La exageración, los altos adjetivos, la sobrevaloración, las inmensas expectativas de felicidad que se esperan del fútbol hace que en ocasiones todo parece desorbitarse. Desconozco lo que ha pasado anoche en la final romana, aunque deseo que gane, de entre los dos equipos europeos que la disputan, el equipo cuya victoria más beneficie a mi equipo favorito, del que soy enfermo incurable, el que tiene como portero a un chaval anuncio llamado Iker. Pero independientemente del resultado de anoche, la exageración seguro que ha hecho acto de presencia.
Todo se exagera porque el narcisismo común ha encontrado en el fútbol un filón para el ego. Las victorias futbolísticas sirven de coartada para la grandeza de las ciudades y los países que acogen a sus equipos, como si el éxito de una ciudad tuviera que ver con la destreza en dar patadas a un balón. No obstante, hay que admitir que la felicidad de los pueblos ha encontrado un cauce de expresión en las victorias de sus equipos en el césped. ¿Y qué otro motivo hay en nuestra época para salir en masa a festejar algo en las plazas y las fuentes?
El fútbol sostiene. La semana puede organizarse en torno a él, así como los viajes. Es una buena excusa para engañarse. Engaño para olvidarnos de lo trágico. De ahí que las metáforas bélicas, a vida o muerte, y lindezas varias, dan cuenta de la necesidad del aplastar al otro. Un otro, que si bien se constituye en objeto de odio, toma el relevo de algún otro cercano, familiar o rival, un otro al que precisamos machacar, humillar.

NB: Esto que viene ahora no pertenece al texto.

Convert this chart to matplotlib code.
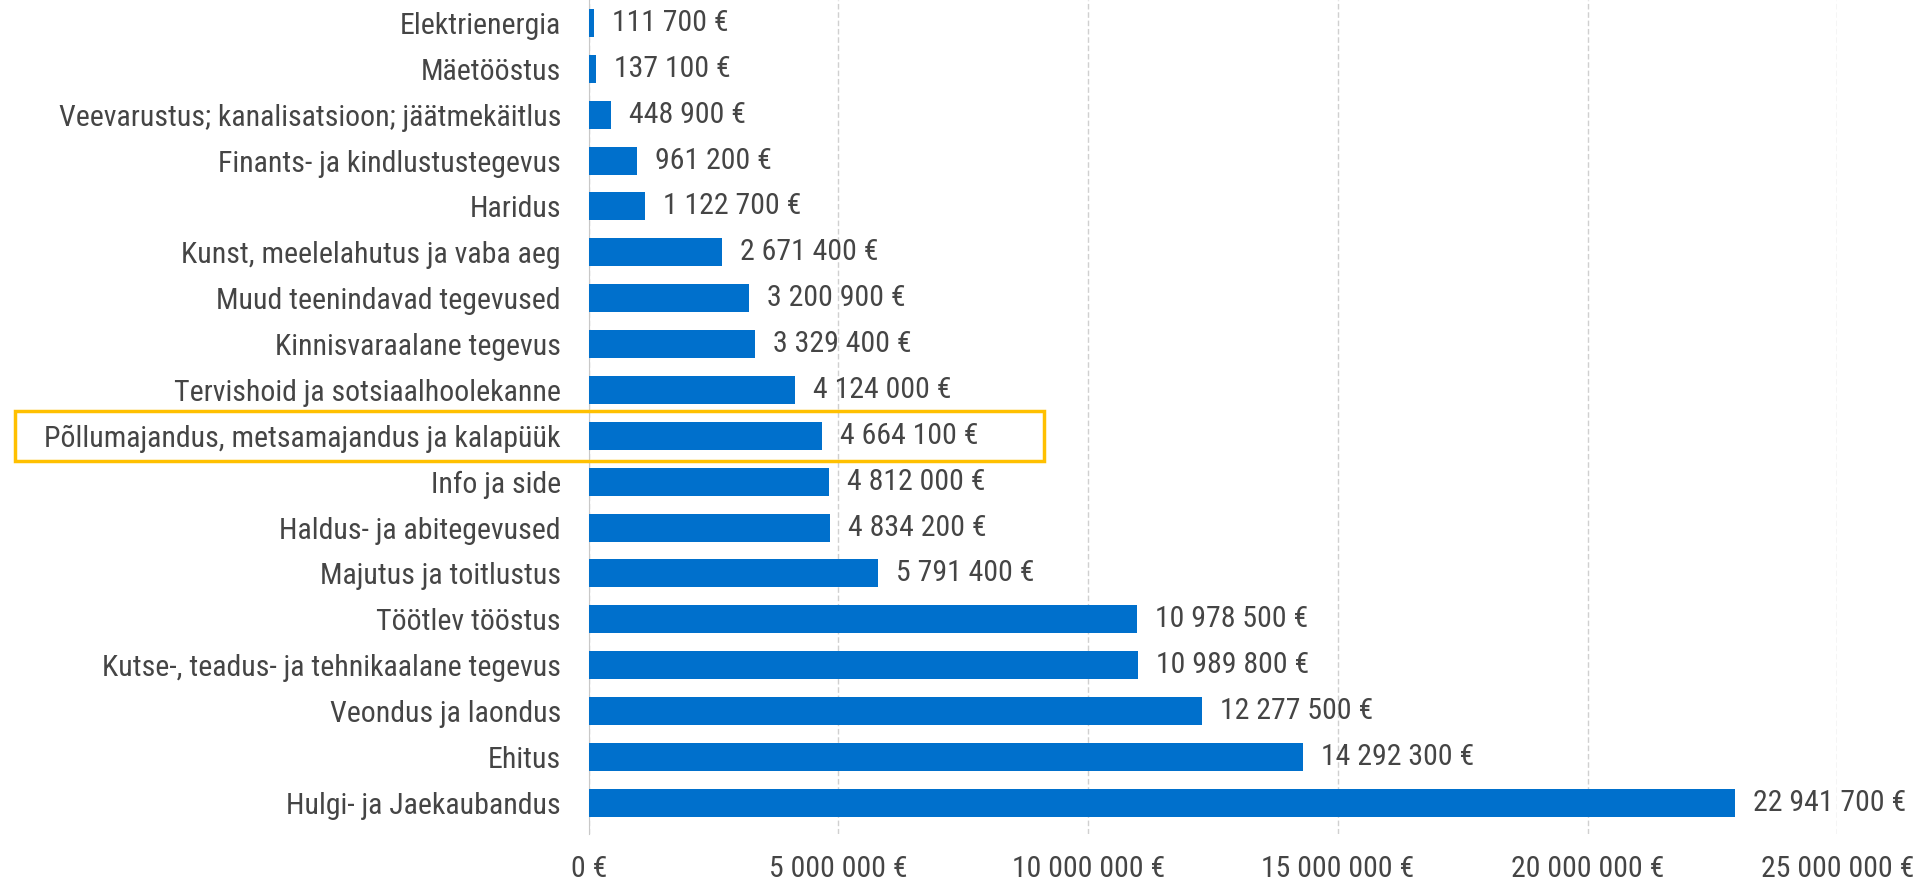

Si merced a un simple juego, que juegan otros, conseguimos sacar adelante nuestro odio, logramos entusiasmarnos junto a desconocidos, nos enlazamos con gentes que salen a la calle con las mismas señas de identidad, al menos nos hemos hecho un poco más civilizados. Antaño los enfrentamientos no eran deportivos sino belicosos. Se jugaban en el campo de batalla los absurdos pleitos de familia. Pagaban con su vida los de siempre.